:: AIM ::
Write out the material exactly, without any of its pictures.

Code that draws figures
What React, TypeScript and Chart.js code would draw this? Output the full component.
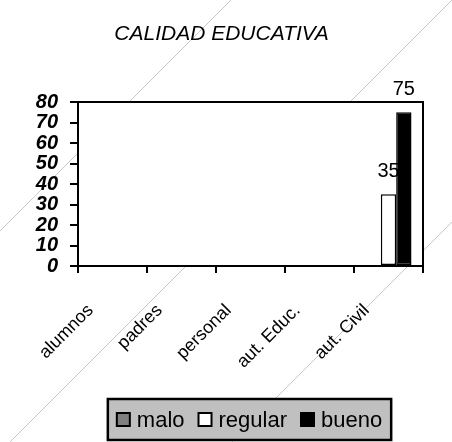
import React, { useEffect, useRef } from 'react';
import { Chart, registerables } from 'chart.js';

Chart.register(...registerables);

const chartTitle = 'CALIDAD EDUCATIVA';
const categories = ['alumnos', 'padres', 'personal', 'aut. Educ.', 'aut. Civil'];
const seriesNames = ['malo', 'regular', 'bueno'];
const maloValues: (number | null)[] = [null, null, null, null, null];
const regularValues: (number | null)[] = [null, null, null, null, 35];
const buenoValues: (number | null)[] = [null, null, null, null, 75];
const yMin = 0;
const yMax = 80;
const yStep = 10;

const FONT = "'Liberation Sans', Arial, sans-serif";
const seriesColors = ['#808080', '#ffffff', '#000000'];

const backgroundPlugin = {
  id: 'bgDecor',
  beforeDraw(chart: any) {
    const { ctx, width, height, chartArea } = chart;
    ctx.save();
    ctx.fillStyle = '#ffffff';
    ctx.fillRect(0, 0, width, height);
    ctx.strokeStyle = '#c8c8c8';
    ctx.lineWidth = 1;
    [231, 452, 674].forEach((s) => {
      ctx.beginPath();
      ctx.moveTo(s, 0);
      ctx.lineTo(s - height, height);
      ctx.stroke();
    });
    ctx.fillStyle = '#ffffff';
    ctx.fillRect(chartArea.left, chartArea.top, chartArea.right - chartArea.left, chartArea.bottom - chartArea.top);
    ctx.restore();
  },
};

const valueLabelPlugin = {
  id: 'valueLabels',
  beforeDatasetsDraw(chart: any) {
    const { ctx } = chart;
    ctx.save();
    ctx.font = `20px ${FONT}`;
    ctx.fillStyle = '#000';
    ctx.textAlign = 'center';
    ctx.textBaseline = 'alphabetic';
    chart.data.datasets.forEach((ds: any, i: number) => {
      const meta = chart.getDatasetMeta(i);
      meta.data.forEach((el: any, j: number) => {
        const v = ds.data[j];
        if (v === null || v === undefined) return;
        ctx.fillText(String(v), el.x, el.y - 17);
      });
    });
    ctx.restore();
  },
};

const frameAndLegendPlugin = {
  id: 'frameLegend',
  afterDraw(chart: any) {
    const { ctx, chartArea, height } = chart;
    ctx.save();
    ctx.strokeStyle = '#000';
    ctx.lineWidth = 2;
    ctx.strokeRect(chartArea.left, chartArea.top, chartArea.right - chartArea.left, chartArea.bottom - chartArea.top);

    // legend
    ctx.font = `22px ${FONT}`;
    const sq = 13;
    const gapSq = 7;
    const gapItem = 14;
    const pad = 9;
    const items = chart.data.datasets.map((ds: any) => ({
      label: ds.label,
      color: ds.backgroundColor,
      w: ctx.measureText(ds.label).width,
    }));
    let content = 0;
    items.forEach((it: any, i: number) => {
      content += sq + gapSq + it.w + (i < items.length - 1 ? gapItem : 0);
    });
    const boxW = content + pad * 2;
    const boxH = 41;
    const cx = (chartArea.left + chartArea.right) / 2 - 1;
    const bx = cx - boxW / 2;
    const by = height - 43;
    ctx.fillStyle = '#c0c0c0';
    ctx.fillRect(bx, by, boxW, boxH);
    ctx.lineWidth = 2.5;
    ctx.strokeStyle = '#000';
    ctx.strokeRect(bx, by, boxW, boxH);
    const cy = by + boxH / 2;
    let x = bx + pad;
    ctx.textBaseline = 'middle';
    ctx.textAlign = 'left';
    items.forEach((it: any) => {
      ctx.fillStyle = it.color;
      ctx.fillRect(x, cy - sq / 2, sq, sq);
      ctx.lineWidth = 2;
      ctx.strokeStyle = '#000';
      ctx.strokeRect(x, cy - sq / 2, sq, sq);
      x += sq + gapSq;
      ctx.fillStyle = '#000';
      ctx.fillText(it.label, x, cy + 1);
      x += it.w + gapItem;
    });
    ctx.restore();
  },
};

export default function App() {
  const ref = useRef<HTMLCanvasElement>(null);
  useEffect(() => {
    document.body.style.margin = '0';
    const values = [maloValues, regularValues, buenoValues];
    const chart = new Chart(ref.current as HTMLCanvasElement, {
      type: 'bar',
      data: {
        labels: categories,
        datasets: seriesNames.map((name, i) => ({
          label: name,
          data: values[i],
          backgroundColor: seriesColors[i],
          borderColor: '#000000',
          borderWidth: 1.5,
          borderSkipped: false,
          categoryPercentage: 0.667,
          barPercentage: 1,
        })),
      },
      options: {
        responsive: false,
        animation: false,
        devicePixelRatio: 1,
        layout: { padding: { left: 20, right: 29, top: 0, bottom: 0 } },
        plugins: {
          legend: { display: false },
          tooltip: { enabled: false },
          title: {
            display: true,
            text: chartTitle,
            color: '#000',
            font: { family: FONT, size: 21, style: 'italic', weight: 'normal' },
            padding: { top: 21.5, bottom: 55.3 },
          },
        },
        scales: {
          x: {
            offset: true,
            grid: { drawOnChartArea: false, drawTicks: true, tickLength: 7, color: '#000', lineWidth: 2, offset: true },
            border: { color: '#000', width: 2 },
            ticks: {
              color: '#000',
              font: { family: FONT, size: 18 },
              minRotation: 45,
              maxRotation: 45,
              autoSkip: false,
              labelOffset: -22,
              padding: 27,
            },
            afterFit(scale: any) {
              scale.height = 176;
            },
          },
          y: {
            min: yMin,
            max: yMax,
            grid: { drawOnChartArea: false, drawTicks: true, tickLength: 8, color: '#000', lineWidth: 2 },
            border: { color: '#000', width: 2 },
            ticks: {
              stepSize: yStep,
              autoSkip: false,
              color: '#000',
              padding: 12,
              font: { family: FONT, size: 20, style: 'italic', weight: 'bold' },
            },
            afterFit(scale: any) {
              scale.width = 58;
            },
          },
        },
      },
      plugins: [backgroundPlugin, valueLabelPlugin, frameAndLegendPlugin],
    });
    return () => chart.destroy();
  }, []);
  return (
    <div style={{ width: 452, height: 442 }}>
      <canvas ref={ref} width={452} height={442} style={{ display: 'block' }} />
    </div>
  );
}
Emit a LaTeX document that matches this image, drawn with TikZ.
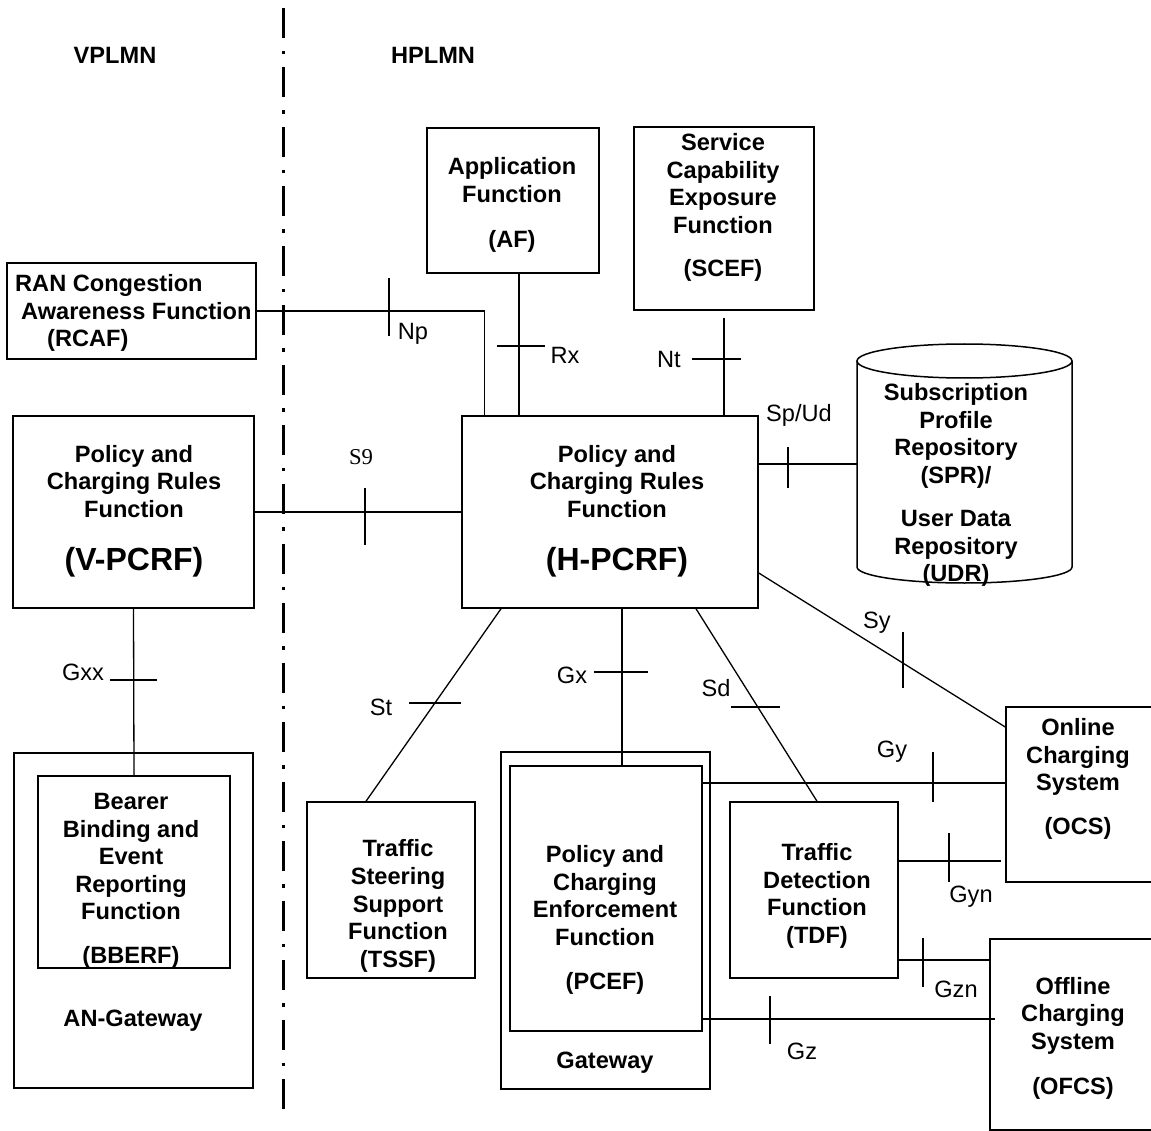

:: SOLVED PROBLEM ::
What React, TypeScript and Chart.js code would draw this? Output the full component.
import React, { useEffect, useRef } from 'react';
import { Chart, registerables } from 'chart.js';

Chart.register(...registerables);

const chartTitle = 'CALIDAD EDUCATIVA';
const categories = ['alumnos', 'padres', 'personal', 'aut. Educ.', 'aut. Civil'];
const seriesNames = ['malo', 'regular', 'bueno'];
const maloValues: (number | null)[] = [null, null, null, null, null];
const regularValues: (number | null)[] = [null, null, null, null, 35];
const buenoValues: (number | null)[] = [null, null, null, null, 75];
const yMin = 0;
const yMax = 80;
const yStep = 10;

const FONT = "'Liberation Sans', Arial, sans-serif";
const seriesColors = ['#808080', '#ffffff', '#000000'];

const backgroundPlugin = {
  id: 'bgDecor',
  beforeDraw(chart: any) {
    const { ctx, width, height, chartArea } = chart;
    ctx.save();
    ctx.fillStyle = '#ffffff';
    ctx.fillRect(0, 0, width, height);
    ctx.strokeStyle = '#c8c8c8';
    ctx.lineWidth = 1;
    [231, 452, 674].forEach((s) => {
      ctx.beginPath();
      ctx.moveTo(s, 0);
      ctx.lineTo(s - height, height);
      ctx.stroke();
    });
    ctx.fillStyle = '#ffffff';
    ctx.fillRect(chartArea.left, chartArea.top, chartArea.right - chartArea.left, chartArea.bottom - chartArea.top);
    ctx.restore();
  },
};

const valueLabelPlugin = {
  id: 'valueLabels',
  beforeDatasetsDraw(chart: any) {
    const { ctx } = chart;
    ctx.save();
    ctx.font = `20px ${FONT}`;
    ctx.fillStyle = '#000';
    ctx.textAlign = 'center';
    ctx.textBaseline = 'alphabetic';
    chart.data.datasets.forEach((ds: any, i: number) => {
      const meta = chart.getDatasetMeta(i);
      meta.data.forEach((el: any, j: number) => {
        const v = ds.data[j];
        if (v === null || v === undefined) return;
        ctx.fillText(String(v), el.x, el.y - 17);
      });
    });
    ctx.restore();
  },
};

const frameAndLegendPlugin = {
  id: 'frameLegend',
  afterDraw(chart: any) {
    const { ctx, chartArea, height } = chart;
    ctx.save();
    ctx.strokeStyle = '#000';
    ctx.lineWidth = 2;
    ctx.strokeRect(chartArea.left, chartArea.top, chartArea.right - chartArea.left, chartArea.bottom - chartArea.top);

    // legend
    ctx.font = `22px ${FONT}`;
    const sq = 13;
    const gapSq = 7;
    const gapItem = 14;
    const pad = 9;
    const items = chart.data.datasets.map((ds: any) => ({
      label: ds.label,
      color: ds.backgroundColor,
      w: ctx.measureText(ds.label).width,
    }));
    let content = 0;
    items.forEach((it: any, i: number) => {
      content += sq + gapSq + it.w + (i < items.length - 1 ? gapItem : 0);
    });
    const boxW = content + pad * 2;
    const boxH = 41;
    const cx = (chartArea.left + chartArea.right) / 2 - 1;
    const bx = cx - boxW / 2;
    const by = height - 43;
    ctx.fillStyle = '#c0c0c0';
    ctx.fillRect(bx, by, boxW, boxH);
    ctx.lineWidth = 2.5;
    ctx.strokeStyle = '#000';
    ctx.strokeRect(bx, by, boxW, boxH);
    const cy = by + boxH / 2;
    let x = bx + pad;
    ctx.textBaseline = 'middle';
    ctx.textAlign = 'left';
    items.forEach((it: any) => {
      ctx.fillStyle = it.color;
      ctx.fillRect(x, cy - sq / 2, sq, sq);
      ctx.lineWidth = 2;
      ctx.strokeStyle = '#000';
      ctx.strokeRect(x, cy - sq / 2, sq, sq);
      x += sq + gapSq;
      ctx.fillStyle = '#000';
      ctx.fillText(it.label, x, cy + 1);
      x += it.w + gapItem;
    });
    ctx.restore();
  },
};

export default function App() {
  const ref = useRef<HTMLCanvasElement>(null);
  useEffect(() => {
    document.body.style.margin = '0';
    const values = [maloValues, regularValues, buenoValues];
    const chart = new Chart(ref.current as HTMLCanvasElement, {
      type: 'bar',
      data: {
        labels: categories,
        datasets: seriesNames.map((name, i) => ({
          label: name,
          data: values[i],
          backgroundColor: seriesColors[i],
          borderColor: '#000000',
          borderWidth: 1.5,
          borderSkipped: false,
          categoryPercentage: 0.667,
          barPercentage: 1,
        })),
      },
      options: {
        responsive: false,
        animation: false,
        devicePixelRatio: 1,
        layout: { padding: { left: 20, right: 29, top: 0, bottom: 0 } },
        plugins: {
          legend: { display: false },
          tooltip: { enabled: false },
          title: {
            display: true,
            text: chartTitle,
            color: '#000',
            font: { family: FONT, size: 21, style: 'italic', weight: 'normal' },
            padding: { top: 21.5, bottom: 55.3 },
          },
        },
        scales: {
          x: {
            offset: true,
            grid: { drawOnChartArea: false, drawTicks: true, tickLength: 7, color: '#000', lineWidth: 2, offset: true },
            border: { color: '#000', width: 2 },
            ticks: {
              color: '#000',
              font: { family: FONT, size: 18 },
              minRotation: 45,
              maxRotation: 45,
              autoSkip: false,
              labelOffset: -22,
              padding: 27,
            },
            afterFit(scale: any) {
              scale.height = 176;
            },
          },
          y: {
            min: yMin,
            max: yMax,
            grid: { drawOnChartArea: false, drawTicks: true, tickLength: 8, color: '#000', lineWidth: 2 },
            border: { color: '#000', width: 2 },
            ticks: {
              stepSize: yStep,
              autoSkip: false,
              color: '#000',
              padding: 12,
              font: { family: FONT, size: 20, style: 'italic', weight: 'bold' },
            },
            afterFit(scale: any) {
              scale.width = 58;
            },
          },
        },
      },
      plugins: [backgroundPlugin, valueLabelPlugin, frameAndLegendPlugin],
    });
    return () => chart.destroy();
  }, []);
  return (
    <div style={{ width: 452, height: 442 }}>
      <canvas ref={ref} width={452} height={442} style={{ display: 'block' }} />
    </div>
  );
}
Emit a LaTeX document that matches this image, drawn with TikZ.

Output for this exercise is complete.